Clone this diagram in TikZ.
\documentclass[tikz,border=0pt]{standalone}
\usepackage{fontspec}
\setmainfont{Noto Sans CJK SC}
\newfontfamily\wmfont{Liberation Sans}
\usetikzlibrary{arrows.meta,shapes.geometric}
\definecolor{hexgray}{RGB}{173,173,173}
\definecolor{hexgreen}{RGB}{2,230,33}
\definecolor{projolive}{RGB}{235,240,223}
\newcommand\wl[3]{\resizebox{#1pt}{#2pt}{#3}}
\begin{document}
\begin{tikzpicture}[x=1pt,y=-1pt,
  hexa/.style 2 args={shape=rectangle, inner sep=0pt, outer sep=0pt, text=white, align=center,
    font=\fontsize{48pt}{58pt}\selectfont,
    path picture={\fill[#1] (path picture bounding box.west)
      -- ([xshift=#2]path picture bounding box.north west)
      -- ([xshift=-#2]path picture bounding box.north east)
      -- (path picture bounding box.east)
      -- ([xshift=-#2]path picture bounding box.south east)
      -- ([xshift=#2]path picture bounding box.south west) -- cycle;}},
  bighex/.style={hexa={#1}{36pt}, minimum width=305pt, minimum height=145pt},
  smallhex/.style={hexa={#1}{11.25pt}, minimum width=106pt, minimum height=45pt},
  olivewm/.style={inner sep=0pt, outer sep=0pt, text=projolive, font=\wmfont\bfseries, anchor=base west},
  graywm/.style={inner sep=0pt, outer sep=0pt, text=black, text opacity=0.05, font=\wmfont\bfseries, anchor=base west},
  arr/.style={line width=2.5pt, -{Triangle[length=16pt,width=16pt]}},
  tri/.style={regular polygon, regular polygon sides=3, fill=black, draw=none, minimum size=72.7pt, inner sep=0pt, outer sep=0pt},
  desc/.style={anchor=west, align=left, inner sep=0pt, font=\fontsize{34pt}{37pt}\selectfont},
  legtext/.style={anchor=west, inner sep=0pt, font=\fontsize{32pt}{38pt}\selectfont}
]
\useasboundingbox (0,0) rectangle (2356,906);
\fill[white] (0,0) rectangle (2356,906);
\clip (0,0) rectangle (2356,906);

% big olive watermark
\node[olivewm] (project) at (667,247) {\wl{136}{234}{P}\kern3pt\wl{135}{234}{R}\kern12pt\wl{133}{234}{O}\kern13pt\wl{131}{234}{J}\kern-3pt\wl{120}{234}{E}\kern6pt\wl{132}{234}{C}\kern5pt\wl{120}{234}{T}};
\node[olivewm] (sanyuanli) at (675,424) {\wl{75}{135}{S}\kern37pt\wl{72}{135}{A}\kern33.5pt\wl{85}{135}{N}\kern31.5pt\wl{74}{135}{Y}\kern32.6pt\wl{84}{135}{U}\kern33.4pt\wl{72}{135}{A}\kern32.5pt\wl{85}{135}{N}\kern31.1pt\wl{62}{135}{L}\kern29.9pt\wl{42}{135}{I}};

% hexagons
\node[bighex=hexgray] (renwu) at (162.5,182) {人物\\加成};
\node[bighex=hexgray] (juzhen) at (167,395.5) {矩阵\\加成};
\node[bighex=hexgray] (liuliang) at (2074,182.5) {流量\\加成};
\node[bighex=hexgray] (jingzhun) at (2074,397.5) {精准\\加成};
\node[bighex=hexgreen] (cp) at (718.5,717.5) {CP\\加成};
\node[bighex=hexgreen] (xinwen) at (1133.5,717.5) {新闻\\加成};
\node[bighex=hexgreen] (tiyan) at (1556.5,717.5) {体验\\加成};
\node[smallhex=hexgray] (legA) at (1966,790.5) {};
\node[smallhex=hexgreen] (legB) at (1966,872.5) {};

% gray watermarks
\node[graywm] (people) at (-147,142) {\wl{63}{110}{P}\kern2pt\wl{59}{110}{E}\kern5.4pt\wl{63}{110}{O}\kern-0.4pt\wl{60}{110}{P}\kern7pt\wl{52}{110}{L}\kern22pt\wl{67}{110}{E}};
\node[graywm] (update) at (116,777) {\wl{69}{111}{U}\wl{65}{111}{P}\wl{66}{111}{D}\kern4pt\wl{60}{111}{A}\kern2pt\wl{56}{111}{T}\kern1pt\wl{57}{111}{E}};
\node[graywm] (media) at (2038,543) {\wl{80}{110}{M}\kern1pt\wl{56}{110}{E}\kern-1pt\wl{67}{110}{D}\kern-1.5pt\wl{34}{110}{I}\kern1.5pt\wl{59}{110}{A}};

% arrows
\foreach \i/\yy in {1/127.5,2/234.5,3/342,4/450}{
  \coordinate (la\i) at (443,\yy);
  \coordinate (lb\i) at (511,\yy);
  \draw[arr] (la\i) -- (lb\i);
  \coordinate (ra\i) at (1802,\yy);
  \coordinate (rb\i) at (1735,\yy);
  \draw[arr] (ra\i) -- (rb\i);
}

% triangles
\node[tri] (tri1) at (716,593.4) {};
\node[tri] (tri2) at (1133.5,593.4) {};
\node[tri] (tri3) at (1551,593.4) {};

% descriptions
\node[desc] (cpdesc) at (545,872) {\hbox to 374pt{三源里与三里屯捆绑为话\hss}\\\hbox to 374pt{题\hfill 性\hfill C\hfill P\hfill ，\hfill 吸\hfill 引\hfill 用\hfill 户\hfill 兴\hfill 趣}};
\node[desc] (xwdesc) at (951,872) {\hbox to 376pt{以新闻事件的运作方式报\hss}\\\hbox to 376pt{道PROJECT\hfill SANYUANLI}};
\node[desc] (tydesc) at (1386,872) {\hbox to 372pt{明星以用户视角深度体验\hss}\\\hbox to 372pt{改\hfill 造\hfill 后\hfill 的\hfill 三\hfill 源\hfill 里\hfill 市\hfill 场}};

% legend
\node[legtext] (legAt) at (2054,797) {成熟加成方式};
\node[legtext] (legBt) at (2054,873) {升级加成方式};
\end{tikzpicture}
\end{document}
::::::::::
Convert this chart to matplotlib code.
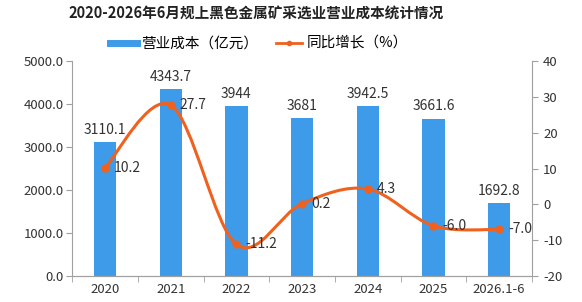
::::::::::
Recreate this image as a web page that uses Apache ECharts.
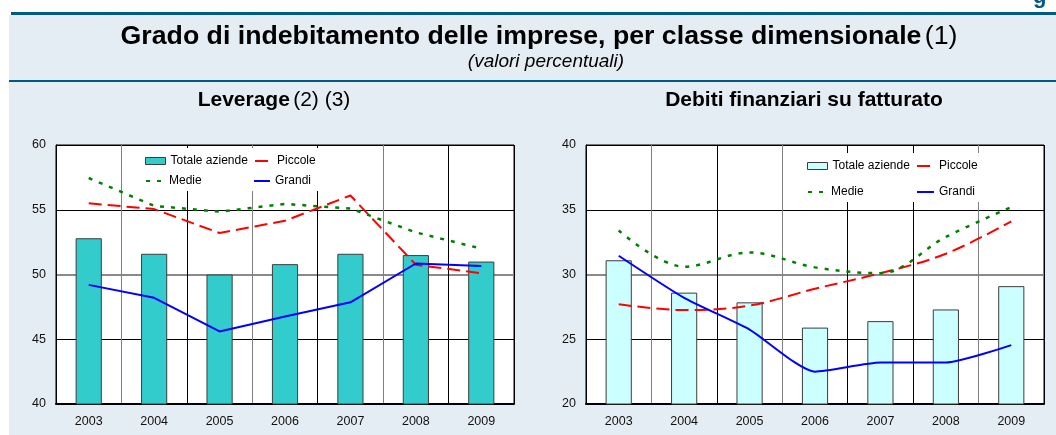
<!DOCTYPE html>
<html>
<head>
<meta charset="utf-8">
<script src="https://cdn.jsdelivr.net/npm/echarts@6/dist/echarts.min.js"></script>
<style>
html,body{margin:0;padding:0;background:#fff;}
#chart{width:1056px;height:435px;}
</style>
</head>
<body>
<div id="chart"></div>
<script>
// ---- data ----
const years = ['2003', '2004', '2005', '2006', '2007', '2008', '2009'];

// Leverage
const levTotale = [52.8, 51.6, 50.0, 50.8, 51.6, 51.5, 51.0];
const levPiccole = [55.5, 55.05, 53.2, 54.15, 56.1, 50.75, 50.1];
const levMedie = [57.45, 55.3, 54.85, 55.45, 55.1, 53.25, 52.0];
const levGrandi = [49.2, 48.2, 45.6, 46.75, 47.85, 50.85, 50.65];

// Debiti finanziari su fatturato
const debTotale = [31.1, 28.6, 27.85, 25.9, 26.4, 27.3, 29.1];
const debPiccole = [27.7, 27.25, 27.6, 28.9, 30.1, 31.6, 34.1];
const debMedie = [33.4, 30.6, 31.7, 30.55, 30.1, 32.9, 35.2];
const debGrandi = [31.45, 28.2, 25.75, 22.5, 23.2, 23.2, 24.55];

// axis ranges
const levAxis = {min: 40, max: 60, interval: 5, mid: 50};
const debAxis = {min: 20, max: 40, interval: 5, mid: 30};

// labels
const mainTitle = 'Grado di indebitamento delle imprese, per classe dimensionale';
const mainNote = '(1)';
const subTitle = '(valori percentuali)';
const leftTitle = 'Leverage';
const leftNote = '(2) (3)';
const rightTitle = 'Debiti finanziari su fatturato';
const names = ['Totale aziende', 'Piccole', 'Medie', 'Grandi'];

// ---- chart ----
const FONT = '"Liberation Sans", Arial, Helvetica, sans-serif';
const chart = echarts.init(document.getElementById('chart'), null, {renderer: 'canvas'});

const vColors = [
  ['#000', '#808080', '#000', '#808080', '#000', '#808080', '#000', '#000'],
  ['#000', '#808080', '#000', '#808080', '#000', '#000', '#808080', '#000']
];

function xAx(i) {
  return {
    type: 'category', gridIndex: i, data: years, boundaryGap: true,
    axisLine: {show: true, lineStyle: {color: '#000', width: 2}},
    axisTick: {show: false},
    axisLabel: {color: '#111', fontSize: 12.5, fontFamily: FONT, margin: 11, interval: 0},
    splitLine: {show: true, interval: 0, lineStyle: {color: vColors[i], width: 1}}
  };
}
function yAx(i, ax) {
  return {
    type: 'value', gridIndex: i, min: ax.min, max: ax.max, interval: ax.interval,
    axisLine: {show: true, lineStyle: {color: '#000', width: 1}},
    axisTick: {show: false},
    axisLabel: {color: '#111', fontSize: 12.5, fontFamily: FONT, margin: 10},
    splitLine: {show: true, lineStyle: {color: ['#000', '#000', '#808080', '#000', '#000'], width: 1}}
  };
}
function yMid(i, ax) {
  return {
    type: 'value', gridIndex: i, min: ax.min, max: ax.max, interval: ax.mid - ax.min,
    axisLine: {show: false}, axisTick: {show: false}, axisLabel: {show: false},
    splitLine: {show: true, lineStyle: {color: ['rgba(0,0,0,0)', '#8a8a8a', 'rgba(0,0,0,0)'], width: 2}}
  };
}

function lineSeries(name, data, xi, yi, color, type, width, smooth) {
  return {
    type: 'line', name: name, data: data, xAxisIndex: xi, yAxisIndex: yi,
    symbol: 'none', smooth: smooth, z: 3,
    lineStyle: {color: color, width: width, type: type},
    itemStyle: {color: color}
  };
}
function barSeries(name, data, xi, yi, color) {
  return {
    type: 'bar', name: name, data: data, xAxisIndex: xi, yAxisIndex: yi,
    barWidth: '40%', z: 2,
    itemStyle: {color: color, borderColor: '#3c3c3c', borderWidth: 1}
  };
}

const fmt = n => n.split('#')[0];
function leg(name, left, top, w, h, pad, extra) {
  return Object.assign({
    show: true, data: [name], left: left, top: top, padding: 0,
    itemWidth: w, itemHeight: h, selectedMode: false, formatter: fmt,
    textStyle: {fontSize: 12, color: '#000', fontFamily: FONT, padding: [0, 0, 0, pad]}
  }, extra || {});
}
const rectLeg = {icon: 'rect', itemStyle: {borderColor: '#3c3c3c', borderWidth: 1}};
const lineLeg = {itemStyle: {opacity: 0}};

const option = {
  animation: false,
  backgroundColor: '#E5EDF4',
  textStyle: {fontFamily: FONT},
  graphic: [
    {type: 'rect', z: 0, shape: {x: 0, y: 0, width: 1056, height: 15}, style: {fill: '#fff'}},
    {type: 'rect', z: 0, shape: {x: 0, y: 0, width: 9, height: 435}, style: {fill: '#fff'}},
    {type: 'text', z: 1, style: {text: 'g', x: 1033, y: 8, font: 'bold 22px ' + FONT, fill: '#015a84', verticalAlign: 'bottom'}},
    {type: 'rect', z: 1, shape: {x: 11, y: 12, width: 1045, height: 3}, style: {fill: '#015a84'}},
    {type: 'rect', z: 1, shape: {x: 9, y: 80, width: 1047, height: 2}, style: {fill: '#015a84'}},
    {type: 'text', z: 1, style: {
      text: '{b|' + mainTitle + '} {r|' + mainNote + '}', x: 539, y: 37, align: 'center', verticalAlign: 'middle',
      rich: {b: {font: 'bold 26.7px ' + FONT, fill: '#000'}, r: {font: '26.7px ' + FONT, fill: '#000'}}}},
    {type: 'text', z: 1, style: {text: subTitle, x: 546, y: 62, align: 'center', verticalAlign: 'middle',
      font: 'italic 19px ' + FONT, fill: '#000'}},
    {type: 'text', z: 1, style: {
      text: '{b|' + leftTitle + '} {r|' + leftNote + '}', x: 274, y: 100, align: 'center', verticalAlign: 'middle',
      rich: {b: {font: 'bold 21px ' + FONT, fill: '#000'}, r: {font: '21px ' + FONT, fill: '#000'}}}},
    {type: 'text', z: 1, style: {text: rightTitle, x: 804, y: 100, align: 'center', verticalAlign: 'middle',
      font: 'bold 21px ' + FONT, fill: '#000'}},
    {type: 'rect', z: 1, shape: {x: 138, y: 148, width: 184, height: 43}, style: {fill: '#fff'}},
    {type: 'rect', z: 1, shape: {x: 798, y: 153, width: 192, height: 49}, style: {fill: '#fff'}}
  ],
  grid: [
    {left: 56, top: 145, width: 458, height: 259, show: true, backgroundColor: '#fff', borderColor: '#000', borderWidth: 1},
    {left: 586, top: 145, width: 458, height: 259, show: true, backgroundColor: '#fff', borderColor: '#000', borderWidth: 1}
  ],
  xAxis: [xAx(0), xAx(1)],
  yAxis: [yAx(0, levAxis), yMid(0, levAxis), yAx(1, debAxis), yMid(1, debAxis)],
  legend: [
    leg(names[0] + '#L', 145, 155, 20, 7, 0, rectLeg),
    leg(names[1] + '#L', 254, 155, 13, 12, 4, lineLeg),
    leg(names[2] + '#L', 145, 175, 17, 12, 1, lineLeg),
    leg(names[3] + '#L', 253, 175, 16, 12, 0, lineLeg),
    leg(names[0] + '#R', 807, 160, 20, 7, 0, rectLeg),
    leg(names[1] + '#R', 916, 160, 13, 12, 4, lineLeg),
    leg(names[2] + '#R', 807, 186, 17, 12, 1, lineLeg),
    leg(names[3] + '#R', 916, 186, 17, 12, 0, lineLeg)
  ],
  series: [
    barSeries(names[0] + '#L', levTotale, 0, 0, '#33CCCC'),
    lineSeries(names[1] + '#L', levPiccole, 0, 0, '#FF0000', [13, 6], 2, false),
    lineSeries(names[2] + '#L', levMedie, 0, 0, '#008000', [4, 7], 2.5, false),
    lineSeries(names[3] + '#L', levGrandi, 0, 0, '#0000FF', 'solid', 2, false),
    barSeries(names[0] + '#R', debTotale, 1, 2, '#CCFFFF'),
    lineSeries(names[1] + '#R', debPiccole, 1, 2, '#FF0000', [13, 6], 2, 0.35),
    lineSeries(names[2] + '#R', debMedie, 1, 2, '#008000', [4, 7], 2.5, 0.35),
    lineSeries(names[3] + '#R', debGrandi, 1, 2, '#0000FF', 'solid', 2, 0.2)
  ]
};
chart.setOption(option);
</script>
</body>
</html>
::::::::::
> _SHORT PROBLEM_: Reproduce the data above exactly, but only the lines from the one showing "Recreate this image" through the one showing "47.85, 50.85, 50.65];", with both ends kept and the pictures left out.

> _RIGHT ANSWER_:
Recreate this image as a web page that uses Apache ECharts.
<!DOCTYPE html>
<html>
<head>
<meta charset="utf-8">
<script src="https://cdn.jsdelivr.net/npm/echarts@6/dist/echarts.min.js"></script>
<style>
html,body{margin:0;padding:0;background:#fff;}
#chart{width:1056px;height:435px;}
</style>
</head>
<body>
<div id="chart"></div>
<script>
// ---- data ----
const years = ['2003', '2004', '2005', '2006', '2007', '2008', '2009'];

// Leverage
const levTotale = [52.8, 51.6, 50.0, 50.8, 51.6, 51.5, 51.0];
const levPiccole = [55.5, 55.05, 53.2, 54.15, 56.1, 50.75, 50.1];
const levMedie = [57.45, 55.3, 54.85, 55.45, 55.1, 53.25, 52.0];
const levGrandi = [49.2, 48.2, 45.6, 46.75, 47.85, 50.85, 50.65];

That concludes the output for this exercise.